Note the score and the required score.  0.2 is a good long way from 5.0.
You may wish to take any saved spam and use it to teach SA what spam is,
because the Bayes learner is actually quite good at swaying this the
right way.  Also, if you're like me, you'll want to bump the required
score down.

When I was getting 200+ spams a day (some days over 300), SA was letting
through 2 or 3 a week.  Now I get 3 or 4 a week (I shut off the problem
domain for 6 months) and SA lets 1 or 2 a week.  It's a numbers game.
The more educated Bayes is, the smaller the percentage of FNs are.

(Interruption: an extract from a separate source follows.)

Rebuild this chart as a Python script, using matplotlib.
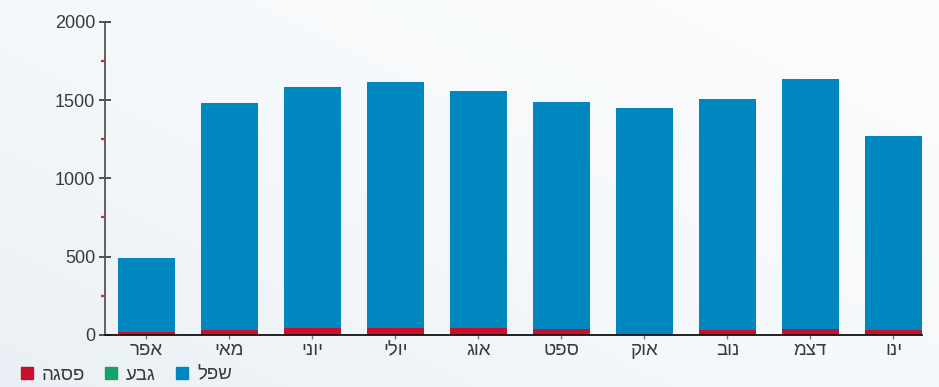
import numpy as np
import matplotlib
matplotlib.use('Agg')
from matplotlib import pyplot as plt
from matplotlib.patches import Patch

plt.rcParams['font.family'] = ['Liberation Sans', 'DejaVu Sans']

# months, logical (right-to-left) order
MONTHS = ['אפר', 'מאי', 'יוני', 'יולי', 'אוג', 'ספט', 'אוק', 'נוב', 'דצמ', 'ינו']
PEAK = [20, 32, 42, 45, 45, 40, 0, 30, 38, 35]          # פסגה
SHOULDER = [0, 0, 0, 0, 0, 0, 0, 0, 0, 0]                # גבע
OFFPEAK = [474, 1451, 1539, 1570, 1510, 1447, 1449, 1478, 1596, 1237]  # שפל
SERIES_NAMES = ['פסגה', 'גבע', 'שפל']

RED = '#c8102e'
GREEN = '#19a265'
BLUE = '#0087c0'
TXT = '#3a3a3a'


def rtl(s):
    # matplotlib has no bidi, so flip hebrew to visual order
    return s[::-1]


fig = plt.figure(figsize=(9.39, 3.87), dpi=100)

# soft background
bg = fig.add_axes([0, 0, 1, 1], zorder=-10)
yy, xx = np.mgrid[0:1:200j, 0:1:400j]
grad = 0.55 * xx + 0.45 * (1 - yy)
bg.imshow(grad, cmap=matplotlib.colors.LinearSegmentedColormap.from_list(
    'bg', ['#eaf0f5', '#f6f9fb', '#fbfcfd']), aspect='auto', extent=[0, 1, 0, 1])
bg.set_axis_off()

ax = fig.add_axes([0.1118, 0.1344, 0.982 - 0.1118, 0.944 - 0.1344])
ax.patch.set_alpha(0)

x = np.arange(len(MONTHS))
peak = np.array(PEAK)
shoulder = np.array(SHOULDER)
offpeak = np.array(OFFPEAK)
w = 0.69
ax.bar(x, peak, w, color=RED, zorder=3)
ax.bar(x, shoulder, w, bottom=peak, color=GREEN, zorder=3)
ax.bar(x, offpeak, w, bottom=peak + shoulder, color=BLUE, zorder=3)

ax.set_xlim(-0.5, 9.345)
ax.set_ylim(0, 2000)
ax.set_yticks([0, 500, 1000, 1500, 2000])
ax.set_yticks([250, 750, 1250, 1750], minor=True)
ax.tick_params(axis='y', which='major', direction='inout', length=8, width=1.2,
               color='#333333', labelsize=13, labelcolor=TXT, pad=3)
ax.tick_params(axis='y', which='minor', direction='out', length=3, width=1.6,
               color='#ff1a1a')
ax.set_xticks(x)
ax.set_xticklabels([rtl(m) for m in MONTHS])
ax.tick_params(axis='x', direction='out', length=3, width=1, color='#777777',
               labelsize=13.5, labelcolor=TXT, pad=2)

for s in ['top', 'right']:
    ax.spines[s].set_visible(False)
ax.spines['left'].set_color('#555555')
ax.spines['left'].set_linewidth(1.3)
ax.spines['bottom'].set_color('#111111')
ax.spines['bottom'].set_linewidth(1.3)
ax.spines['bottom'].set_zorder(5)

handles = [Patch(color=RED), Patch(color=GREEN), Patch(color=BLUE)]
fig.legend(handles, [rtl(n) for n in SERIES_NAMES], loc='lower left',
           bbox_to_anchor=(0.004, -0.035), ncol=3, frameon=False, fontsize=13.5,
           handlelength=0.65, handleheight=0.65, handletextpad=0.45,
           columnspacing=1.1, labelcolor=TXT)

fig.savefig('out.png', dpi=100)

The problem is that Bayes won't kick in until you teach it with enough
spam - I don't remember the kick-in point offhand.  I've seen a message
get pushed through several different installations of SA (all the same
version and config) and come out with drastically different scores, all
because of Bayes.  The better systems are ALWAYS educated on a regular

Also, since you're starting off, you'll get a lot of mileage out of the
SA list.

I use Maildir mailboxes on my system and when I learned how important
teaching Bayes is, I actually wrote a little perl script to check for
spam messages marked as read (Maildir/.spam/cur/*) and pipe them
automagically through the Bayes learner before moving them off to the
spam backup directory.  I also separate out the autolearned spam and
just push that off to the backup regardless of the read/unread status.
I think I've gotten about 2 FPs in 3 years of using SA.  Those FPs
really weren't spam, but they were all messages I didn't want to get
anyway, like chain letters or some other rubbish.  :)